- Directed by: Michelangelo Antonioni
- Cinematography: Piero Portalupi
- Edited by: Carlo Alberto Chiesa
- Music by: Mario Labroca
- Production companies: Artisti Associati; I.C.E.T., Milan;
- Release date: 1947;
- Running time: 11 minuntes
- Country: Italy
- Language: Italian

= Gente del Po =

1947 Italian film

Gente del Po, sometimes referred to in English as People of the Po Valley, is an Italian documentary short film directed by Michelangelo Antonioni in 1943 and released in 1947. It was Antonioni's debut film and is, together with Luchino Visconti's Ossessione, considered to be one of the earliest examples of Italian neorealism.

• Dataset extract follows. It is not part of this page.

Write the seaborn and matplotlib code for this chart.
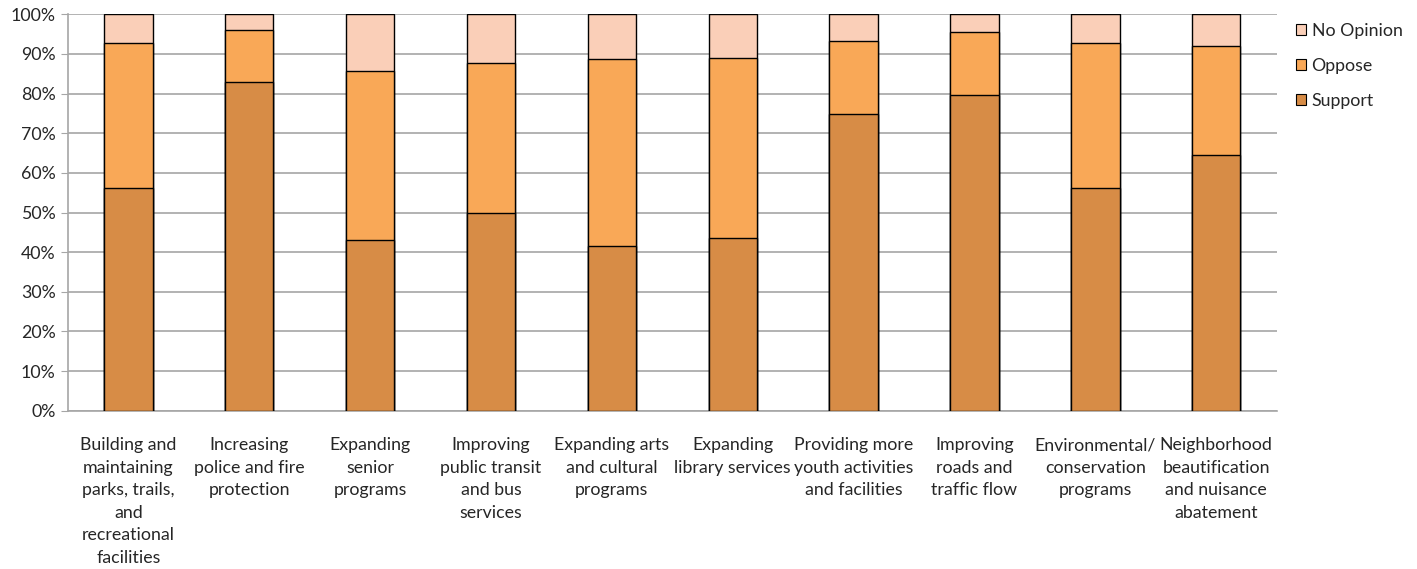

Gente del Po documents people living on or near the Po river, including barge workers and fishermen.

==Production==
Gente del Po was shot in 1943 near Antonioni's home town Ferrara, but in the light of the escalating events of World War II, the editing of the film had to be shelved. When Antonioni started editing the film in 1947, much of the shot material had been irreversibly damaged due to improper storage and handling. In later interviews, Antonioni referred to his film as his "own brand of neorealism" by focussing on people instead of sceneries, objects or pieces of art which, in his view, Italian documentary filmmakers had done up to this point. Without his knowledge, Antonioni explained, he had been on the same path as Visconti who was shooting Ossessione at the same time in the same region.

==Legacy==
Gente del Po has been screened as part of retrospectives on Antonioni at various festivals and institutions, including the Museum of Modern Art, the Berkeley Art Museum and Pacific Film Archive, and the Cinémathèque Française. It has been released on home media as part of The Criterion Collection's release of Antonioni's Red Desert.